YOPE
- Formerly: Salo
- Type: Private
- Industry: Mobile applications, social networking
- Founded: May 24, 2021; 5 years ago
- Founder: Bahram Ismailau (Co-Founder & CEO), Paul Rudkouski (Co-Founder & CTO)
- Headquarters: Middletown, Delaware, United States
- Website: yope.app

= YOPE =

YOPE is a private mobile messenger and the AI-native messaging app. The app operates on an friends-only basis and does not feature public content, algorithmic feeds, or advertising.
== History ==
YOPE's founders, Bahram Ismailau and Paul Rudkouski, began exploring communication and content-sharing trends among Generation Z and Generation Alpha in 2020.

Ismailau had previously co-founded several technology ventures. Rudkouski was working at Rakuten's San Francisco office. After his time at Rakuten, Rudkouski continued to focus on mobile and social communication products.

The company was officially launched on May 24, 2021, under the name Salo, initially offering a multi-camera application that allowed users to record simultaneously from front and back cameras.

In 2023, the company pivoted to an asynchronous video podcasting platform. The platform enabled users to create channels and participate in discussions through short video messages.

In September 2024, YOPE launched its current version. This led to the launch of YOPE in its current form as a private photo-messaging application. The company reported experiencing growth of approximately thirty times in the six months following this pivot.

In February 2025, YOPE announced a seed funding round of $4.65 million at a $50 million valuation, co‑led by Goodwater Capital and Inovo VC, with participation from Redseed. Angel investors in the round included Jean de La Rochebrochard, Greg Tkachenko (who sold face animation company AI Factory to Snapchat in 2020), former Google researcher Andrei Tkachenka, and Anton Borzov, a member of WhatsApp's co-founding team.

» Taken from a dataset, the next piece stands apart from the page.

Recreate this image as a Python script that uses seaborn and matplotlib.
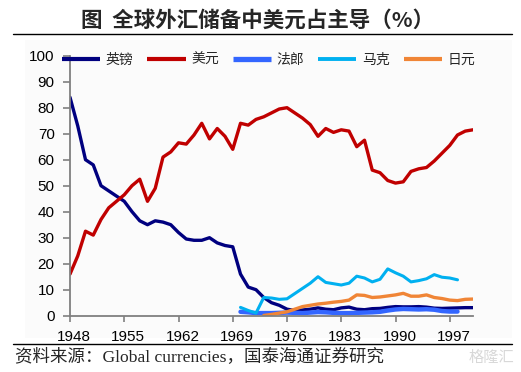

Between November and December 2025, the application reached the number one position in the Lifestyle category of the Apple App Store in Australia, coinciding with the implementation of Australia's social media restrictions for users under 16. The company reported acquiring over 100,000 Australian users during this period through organic growth. Following the ban's implementation on December 10, 2025, teens in Australia began migrating to alternative platforms not included in the legislation, including YOPE.

Prior to the legislation coming into effect, Australia's eSafety Commission wrote to YOPE recommending the company self-assess to determine if it falls under the new laws restricting social media use to Australians aged over 16. YOPE submitted a request to be exempt from the law.

== Overview ==
YOPE functions as a private mobile messenger focused on communication within closed groups. The application does not include public profiles, follower counts, or algorithmic content feeds.

Key features include lock and home screen widgets that display content shared within the group. The application operates on a free-to-use model without advertising revenue. In 2025, YOPE reported 2.2 million monthly active users and 800,000 daily active users globally. The average age of users on the app is 18.